After her first exposure to Toastmasters, Coffin assumed the presidency of a club in Maryland and put on workshops for local business groups. From there, she started teaching science communications at universities.
She acknowledges that the pursuit has its challenges. It can be hard to catch the attention of non-scientists, then “work with them, not just talk at them.” It’s hard for scientists to get out of their own world of labs and field sites. It’s also hard to bring policy makers, a key audience, into the world of science.
“Some legislators aren’t interested in the science if it contradicts their beliefs,” she says,
“but others want to base decisions on sound science.

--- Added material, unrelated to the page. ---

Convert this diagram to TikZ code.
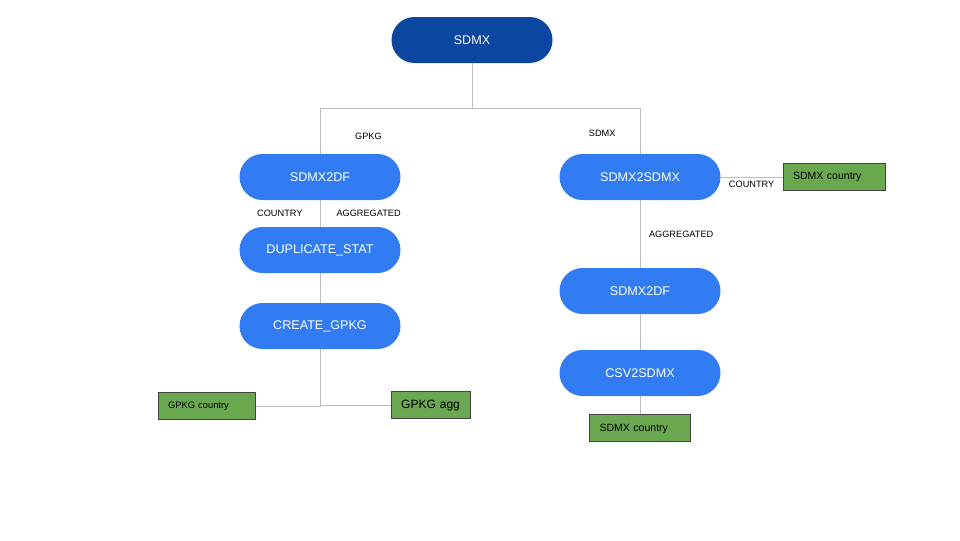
\documentclass[tikz,border=0pt]{standalone}
\usepackage{fontspec}
\setmainfont{Liberation Sans}
\usetikzlibrary{positioning}
\definecolor{rootblue}{HTML}{0B47A1}
\definecolor{stepblue}{HTML}{317CF2}
\definecolor{outgreen}{HTML}{6AA84F}
\definecolor{edgegrey}{HTML}{434343}
\definecolor{linegrey}{HTML}{BDBDBD}
\tikzstyle{pill} = [rectangle, rounded corners=17.25pt, minimum width=120.75pt, minimum height=34.5pt, text centered, text=white, font=\fontsize{9.45}{11}\selectfont, fill=stepblue]
\tikzstyle{rootpill} = [pill, fill=rootblue]
\tikzstyle{output} = [rectangle, draw=edgegrey, line width=0.75pt, fill=outgreen, minimum height=20.25pt, inner ysep=0pt, inner xsep=7.5pt, align=left]
\tikzstyle{tag} = [inner sep=0pt, font=\fontsize{6.9}{8}\selectfont]
\tikzstyle{link} = [draw=linegrey, line width=0.75pt]

\begin{document}
\begin{tikzpicture}

        \useasboundingbox (0,0) rectangle (720pt,-405pt);

        % Source
        \node (root) [rootpill] at (354pt,-30pt) {SDMX};
        \coordinate [below of=root, node distance=51pt] (split);

        % GPKG branch
        \node (df1) [pill, node distance=102.75pt, below of=root, xshift=-114pt] {SDMX2DF};
        \node (dup) [pill, node distance=54.75pt, below of=df1] {DUPLICATE\_STAT};
        \node (gpkg) [pill, node distance=57pt, below of=dup] {CREATE\_GPKG};

        % SDMX branch
        \node (s2s) [pill, node distance=102.75pt, below of=root, xshift=126pt] {SDMX2SDMX};
        \node (df2) [pill, node distance=85.5pt, below of=s2s] {SDMX2DF};
        \node (csv) [pill, node distance=61.5pt, below of=df2] {CSV2SDMX};

        % Outputs
        \node (gcountry) [output, text width=57.75pt, font=\fontsize{7}{8}\selectfont, node distance=60pt, below of=gpkg, xshift=-85pt] {GPKG country};
        \node (gagg) [output, text width=44.25pt, font=\fontsize{9}{10}\selectfont, node distance=59.6pt, below of=gpkg, xshift=83pt] {GPKG agg};
        \node (scountry) [output, text width=61.5pt, font=\fontsize{7.9}{9}\selectfont, node distance=145.5pt, right of=s2s] {SDMX country};
        \node (scountry2) [output, text width=60.75pt, font=\fontsize{7.9}{9}\selectfont, node distance=41.6pt, below of=csv] {SDMX country};

        % Connections from source
        \draw [link] (root) -- (split);
        \draw [link] (split) -| node[tag, pos=0.815, right=26pt] {GPKG} (df1);
        \draw [link] (split) -| node[tag, pos=0.78, left=18pt] {SDMX} (s2s);

        % GPKG branch connections
        \draw [link] (df1) -- node[tag, midway, left=12.75pt] {COUNTRY} node[tag, midway, right=12pt] {AGGREGATED} (dup);
        \draw [link] (dup) -- (gpkg);
        \draw [link] (gpkg) |- (gcountry);
        \draw [link] (gpkg) |- (gagg);

        % SDMX branch connections
        \draw [link] (s2s) -- node[tag, midway, below=2.5pt] {COUNTRY} (scountry);
        \draw [link] (s2s) -- node[tag, midway, right=6.4pt] {AGGREGATED} (df2);
        \draw [link] (df2) -- (csv);
        \draw [link] (csv) -- (scountry2);

\end{tikzpicture}
\end{document}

They just don’t have the background to find and understand the relevant scientific information.”
Still, she said, “If scientists don’t want to talk to policy makers, it’s not the policy makers’ fault if they don’t use our science to make decisions.”
At the outset, says Coffin, scientists need to convey the passion they have for their field, not just the logic of their method and findings.

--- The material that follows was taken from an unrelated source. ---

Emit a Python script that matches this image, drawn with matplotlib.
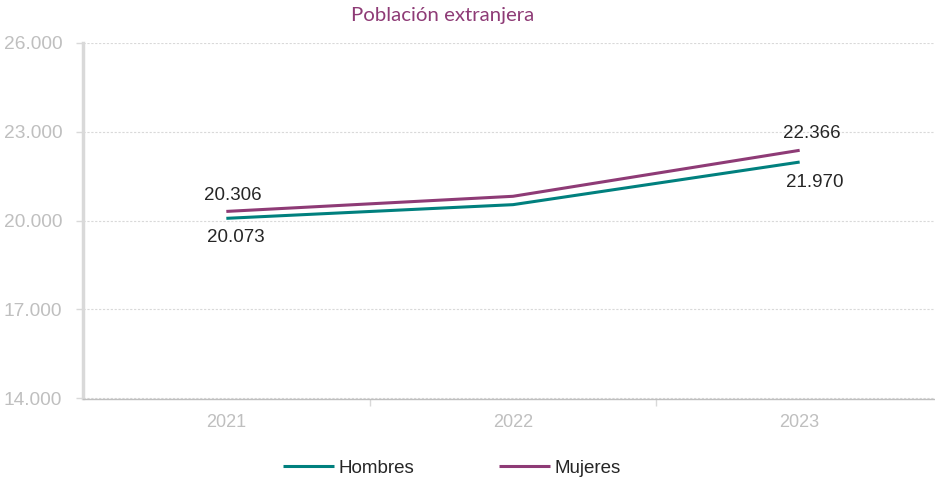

“Logic is great for puzzling through complicated data, but logic alone makes for a boring presentation,” she says. “Let people see your excitement, and they will get excited too.”
She also stresses going to the audience and speaking in its terms and interests—what they as non-scientists care about.
Two years ago, Coffin was talking over coffee with a U.S. Fish and Wildlife researcher when they thought to somehow bring together other Portland-area researchers interested in science communication. “’Science Talk’ was born that day,” she says. The inaugural conference quickly sold out 250 seats in the Oregon Museum of Science and Industry, drawing a dynamic mix of academic, government, non-profit and journalism attendees.
One of them, WSU Spokane doctoral student Panshak Dakup, took second place in a science communication contest for students. He went on to win last year’s Three Minute Thesis competition at WSU.
This year’s conference will have room for 500 attendees and be centered on professional development, personal growth and networking. It will feature workshops on practical topics such as preparing for media interviews, using social media to reach non-science audiences, and displaying complex information graphically.
“Scientists will also learn improv theater techniques that will better prepare them for working with any audience, and will meet other enthusiastic science communicators who can support them as they continue improving their skills,” Coffin says.
The Office of Research is providing registration and travel support to eight faculty members who want to attend Science Talk. They are encouraged to express an interest by writing Emily Brashear at firstname.lastname@example.org by Jan. 31.
“Communicating scientific ideas is an important skill for professional scientists – be it for teaching undergraduate students or communicating ideas in proposals to obtain research funding or presenting research findings to lay audiences,” says Geeta Dutta, director of the Office of Research Advancement and Partnerships. “Unfortunately, most scientists are not trained in effective communication skills. We want to give our faculty a leg up by providing them opportunities to improve their science communication skills.”
Coffin will also be on the Pullman campus Friday, Feb. 2, to lead two free workshop sessions on improving research communication skills, from eliminating jargon to creating compelling presentations. The workshops are open to all WSU researchers and communications staff, but space is limited, so would-be attendees are encouraged to register soon at https://economicdevelopment.wsu.edu/researchers/efa/events/.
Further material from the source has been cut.